There is a kind of more stable territory, which we are talking about, knowing that, of course, it’s still volatile due to the simple fact that on one end, the exposure to transportation is still big. On raw material as well. There’s a fluctuation on copper, on all this stuff, which you might know. That’s still something to be handled. Of course, we are looking from a procurement side into that, whether we can protect ourselves in de-risking future orders on material already, whether we want to, whether we are able to, and of course, whether this is something the regulator has accepted as, of course, one or the other day, it could go the other way around as well. That’s something we do not want to expose neither.
Therefore, I would say there’s a quite small optimism that we are coming into territory, which is more predictable in the future for any calls of equipment and material.

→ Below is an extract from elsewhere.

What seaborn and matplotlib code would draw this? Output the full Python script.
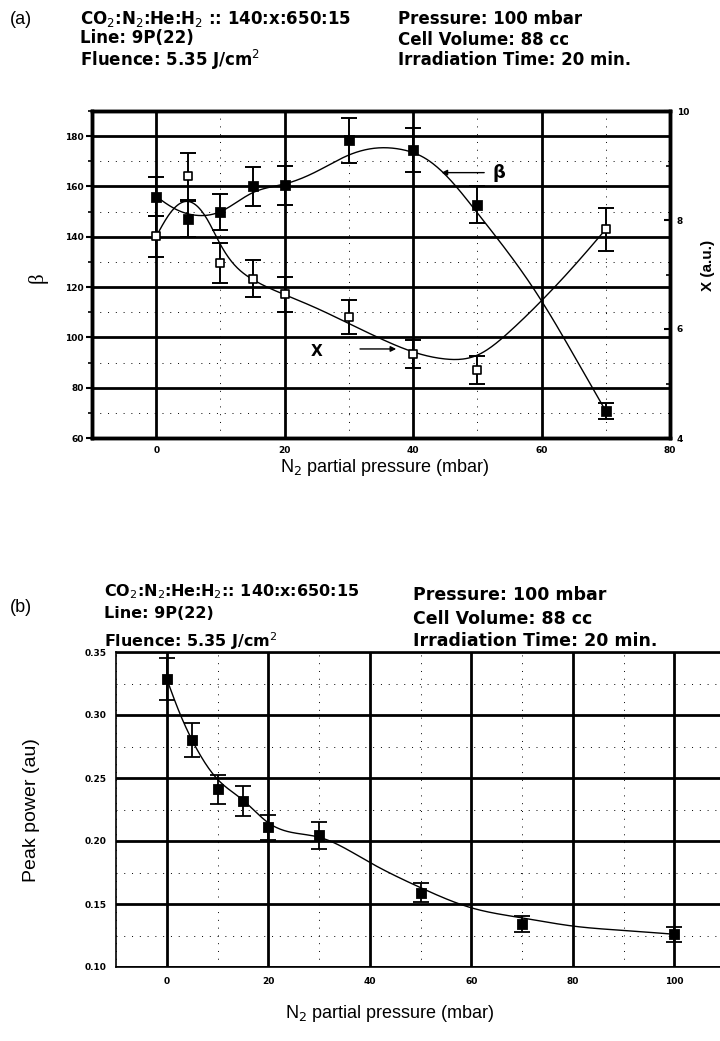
import numpy as np
import matplotlib
matplotlib.use("Agg")
import matplotlib.pyplot as plt
import seaborn as sns
from matplotlib.ticker import MultipleLocator

# ---------------- data ----------------
# panel (a)
n2_a = [0, 5, 10, 15, 20, 30, 40, 50, 70]
beta = [156, 147, 150, 160, 160.5, 178.4, 174.4, 152.8, 70.7]
beta_err = [7.7, 7.2, 7.2, 7.8, 7.8, 9.0, 8.7, 7.2, 3.2]
xval = [7.70, 8.80, 7.21, 6.92, 6.64, 6.22, 5.54, 5.25, 7.83]
xval_err = [0.38, 0.43, 0.36, 0.34, 0.32, 0.32, 0.26, 0.26, 0.39]

# fitted curves of panel (a), anchor values
beta_fit_x = [0, 3, 6, 10, 15, 20, 25, 30, 34, 38, 42, 46, 50, 55, 60, 65, 70]
beta_fit_y = [156, 151, 148.6, 150, 157.5, 161, 166, 172.5, 175.2, 174.8, 171, 162, 149.5, 133, 114.5, 93, 70.7]
x_fit_x = [0, 2, 5, 8, 10, 12, 15, 20, 25, 30, 35, 40, 45, 50, 55, 60, 65, 70]
x_fit_y = [7.70, 8.10, 8.34, 8.00, 7.55, 7.20, 6.91, 6.63, 6.38, 6.10, 5.82, 5.58, 5.45, 5.52, 5.95, 6.52, 7.15, 7.83]

# panel (b)
n2_b = [0, 5, 10, 15, 20, 30, 50, 70, 100]
peak = [0.3286, 0.280, 0.241, 0.232, 0.211, 0.2045, 0.159, 0.134, 0.126]
peak_err = [0.0165, 0.0135, 0.0115, 0.012, 0.010, 0.0105, 0.0075, 0.0065, 0.006]
peak_fit_x = [0, 2.5, 5, 10, 15, 20, 30, 40, 50, 60, 70, 80, 90, 100]
peak_fit_y = [0.3286, 0.302, 0.280, 0.249, 0.2325, 0.2145, 0.203, 0.183, 0.163, 0.147, 0.139, 0.1325, 0.129, 0.126]

x_ticks_a = [0, 20, 40, 60, 80]
beta_ticks = [60, 80, 100, 120, 140, 160, 180]
xau_ticks = [4, 6, 8, 10]
x_ticks_b = [0, 20, 40, 60, 80, 100]
peak_ticks = [0.10, 0.15, 0.20, 0.25, 0.30, 0.35]

header_left = ["CO$_2$:N$_2$:He:H$_2$ :: 140:x:650:15", "Line: 9P(22)", "Fluence: 5.35 J/cm$^2$"]
header_left_b = ["CO$_2$:N$_2$:He:H$_2$:: 140:x:650:15", "Line: 9P(22)", "Fluence: 5.35 J/cm$^2$"]
header_right = ["Pressure: 100 mbar", "Cell Volume: 88 cc", "Irradiation Time: 20 min."]


def natural_spline(x, y, xs):
    x = np.asarray(x, float); y = np.asarray(y, float)
    n = len(x); h = np.diff(x)
    A = np.zeros((n, n)); b = np.zeros(n)
    A[0, 0] = A[-1, -1] = 1
    for i in range(1, n - 1):
        A[i, i - 1] = h[i - 1]; A[i, i] = 2 * (h[i - 1] + h[i]); A[i, i + 1] = h[i]
        b[i] = 3 * ((y[i + 1] - y[i]) / h[i] - (y[i] - y[i - 1]) / h[i - 1])
    c = np.linalg.solve(A, b)
    bc = (y[1:] - y[:-1]) / h - h * (2 * c[:-1] + c[1:]) / 3
    d = (c[1:] - c[:-1]) / (3 * h)
    idx = np.clip(np.searchsorted(x, xs) - 1, 0, n - 2)
    dx = xs - x[idx]
    return y[idx] + bc[idx] * dx + c[idx] * dx ** 2 + d[idx] * dx ** 3


sns.set_theme(style="white")
plt.rcParams["font.family"] = ["Liberation Sans", "DejaVu Sans"]
plt.rcParams["mathtext.fontset"] = "custom"
plt.rcParams["mathtext.rm"] = "DejaVu Sans"
plt.rcParams["mathtext.it"] = "DejaVu Sans"
plt.rcParams["mathtext.bf"] = "DejaVu Sans:bold"
plt.rcParams["text.color"] = "black"
plt.rcParams["axes.labelcolor"] = "black"
plt.rcParams["xtick.color"] = "black"
plt.rcParams["ytick.color"] = "black"

W, H = 720, 1041
fig = plt.figure(figsize=(W / 100, H / 100), dpi=100)
fig.patch.set_facecolor("white")


def px_axes(l, r, t, b):
    return fig.add_axes([l / W, 1 - b / H, (r - l) / W, (b - t) / H])


def txt(xp, yp, s, **kw):
    fig.text(xp / W, 1 - yp / H, s, color="black", **kw)


tick_font = dict(fontsize=6.5, fontweight="bold", family="DejaVu Sans", color="black")
hdr = dict(fontsize=12, fontweight="bold", va="center", ha="left", family="DejaVu Sans")
hdr_bl = dict(fontsize=11.5, fontweight="bold", va="center", ha="left", family="DejaVu Sans")
hdr_br = dict(fontsize=12.5, fontweight="bold", va="center", ha="left", family="DejaVu Sans")

# ---------------- panel (a) ----------------
ax = px_axes(92, 670, 111, 438)
ax.set_xlim(-10, 80)
ax.set_ylim(60, 190)
ax.set_xticks(x_ticks_a)
ax.set_yticks(beta_ticks)
ax.xaxis.set_minor_locator(MultipleLocator(10))
ax.yaxis.set_minor_locator(MultipleLocator(10))
ax.grid(True, which="major", color="black", lw=2.0)
ax.grid(True, which="minor", color="black", lw=0.7, ls=(0, (1, 7)))
ax.set_axisbelow(True)
for s in ax.spines.values():
    s.set_linewidth(2.5); s.set_color("black")
ax.tick_params(axis="both", which="major", direction="out", length=4, width=1.5, pad=2, colors="black")
ax.tick_params(axis="both", which="minor", direction="out", length=3, width=1.2, colors="black")
ax.set_xticklabels([str(t) for t in x_ticks_a], **tick_font)
ax.set_yticklabels([str(t) for t in beta_ticks], **tick_font)

xs = np.linspace(0, 70, 300)
sns.lineplot(x=xs, y=natural_spline(beta_fit_x, beta_fit_y, xs), color="black", lw=1.0, ax=ax)
ax.errorbar(n2_a, beta, yerr=beta_err, fmt="none", ecolor="black", elinewidth=1.4, capsize=6, capthick=1.4)
sns.scatterplot(x=n2_a, y=beta, marker="s", s=45, color="black", edgecolor="black", ax=ax, zorder=5)

ax2 = ax.twinx()
ax2.set_ylim(4, 10)
ax2.set_yticks(xau_ticks)
ax2.yaxis.set_minor_locator(MultipleLocator(1))
ax2.set_yticklabels([str(t) for t in xau_ticks], **tick_font)
ax2.tick_params(axis="y", which="major", direction="in", length=4, width=1.5, pad=5, colors="black")
ax2.tick_params(axis="y", which="minor", direction="in", length=3, width=1.2, colors="black")
for s in ax2.spines.values():
    s.set_linewidth(2.5); s.set_color("black")
sns.lineplot(x=xs, y=natural_spline(x_fit_x, x_fit_y, xs), color="black", lw=1.0, ax=ax2)
ax2.errorbar(n2_a, xval, yerr=xval_err, fmt="none", ecolor="black", elinewidth=1.4, capsize=6, capthick=1.4)
sns.scatterplot(x=n2_a, y=xval, marker="s", s=40, color="white", edgecolor="black", linewidth=1.2, ax=ax2, zorder=5)
ax2.grid(False)

ax.set_xlabel(""); ax.set_ylabel(""); ax2.set_ylabel("")
ax.annotate("", xy=(44.0, 165.5), xytext=(51.5, 165.5),
            arrowprops=dict(arrowstyle="-|>", color="black", lw=1.0, mutation_scale=8))
ax.text(52.3, 165.5, "β", fontsize=13, fontweight="bold", va="center", ha="left", family="DejaVu Sans", color="black")
ax.annotate("", xy=(37.8, 95.4), xytext=(31.3, 95.4),
            arrowprops=dict(arrowstyle="-|>", color="black", lw=1.0, mutation_scale=8))
ax.text(25.0, 94.5, "X", fontsize=11, fontweight="bold", va="center", ha="center", family="DejaVu Sans", color="black")

txt(38, 278, "β", fontsize=15, rotation=90, va="center", ha="center", family="Liberation Serif")
txt(708, 265, "X (a.u.)", fontsize=11, fontweight="bold", rotation=90, va="center", ha="center")
txt(385, 467, "N$_2$ partial pressure (mbar)", fontsize=13, va="center", ha="center")

txt(10, 19, "(a)", fontsize=13, va="center", ha="left")
for i, s in enumerate(header_left):
    txt(80, [19, 38, 60][i], s, **hdr)
for i, s in enumerate(header_right):
    txt(398, [19, 40, 60][i], s, **hdr)

# ---------------- panel (b) ----------------
bx = px_axes(116, 725, 652, 967)
bx.set_xlim(-10, 110)
bx.set_ylim(0.10, 0.35)
bx.set_xticks(x_ticks_b)
bx.set_yticks(peak_ticks)
bx.xaxis.set_minor_locator(MultipleLocator(10))
bx.yaxis.set_minor_locator(MultipleLocator(0.025))
bx.grid(True, which="major", color="black", lw=2.0)
bx.grid(True, which="minor", color="black", lw=0.7, ls=(0, (1, 7)))
bx.set_axisbelow(True)
for s in bx.spines.values():
    s.set_linewidth(1.2); s.set_color("black")
bx.tick_params(axis="both", which="major", direction="out", length=4, width=1.2, pad=3, colors="black")
bx.tick_params(axis="both", which="minor", direction="out", length=2.5, width=1.0, colors="black")
bx.set_xticklabels([str(t) for t in x_ticks_b], **tick_font)
bx.set_yticklabels([f"{t:.2f}" for t in peak_ticks], **tick_font)

xs_b = np.linspace(0, 100, 400)
sns.lineplot(x=xs_b, y=natural_spline(peak_fit_x, peak_fit_y, xs_b), color="black", lw=1.0, ax=bx)
bx.errorbar(n2_b, peak, yerr=peak_err, fmt="none", ecolor="black", elinewidth=1.3, capsize=6, capthick=1.3)
sns.scatterplot(x=n2_b, y=peak, marker="s", s=55, color="black", edgecolor="black", ax=bx, zorder=5)
bx.set_xlabel(""); bx.set_ylabel("")

txt(32, 810, "Peak power (au)", fontsize=14, rotation=90, va="center", ha="center")
txt(390, 1013, "N$_2$ partial pressure (mbar)", fontsize=13, va="center", ha="center")
txt(10, 608, "(b)", fontsize=13, va="center", ha="left")
for i, s in enumerate(header_left_b):
    txt(104, [592, 614, 641][i], s, **hdr_bl)
for i, s in enumerate(header_right):
    txt(413, [595, 619, 641][i], s, **hdr_br)

fig.savefig("out.png", dpi=100, facecolor="white")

Marco Nix, CFO, Elia Group: Thank you.
Stephanie, Head of Investor Relations, Elia Group: Thank you very much, Dirk. I think that we are now at the end of the Q&A. I believe we all had, all our analysts had the time to ask us questions. Thank you for that, for the interesting questions. If you have any follow-up questions, obviously, you know how to get in touch with me or the team. I will now hand it back to Marlene to wind up today’s call.
Thank you, Stéphanie. I would like to close this presentation with thanking some people, Yannick, Stéphanie, Bernard, and Marco. Thank you for being here with us and for your contributions. Thank also to our colleagues behind the scenes, Hélène, Marilyn, and Rigouarte. We would also like to thank the technical team behind the scenes. Ladies and gentlemen, thank you for joining us and enjoy your summer.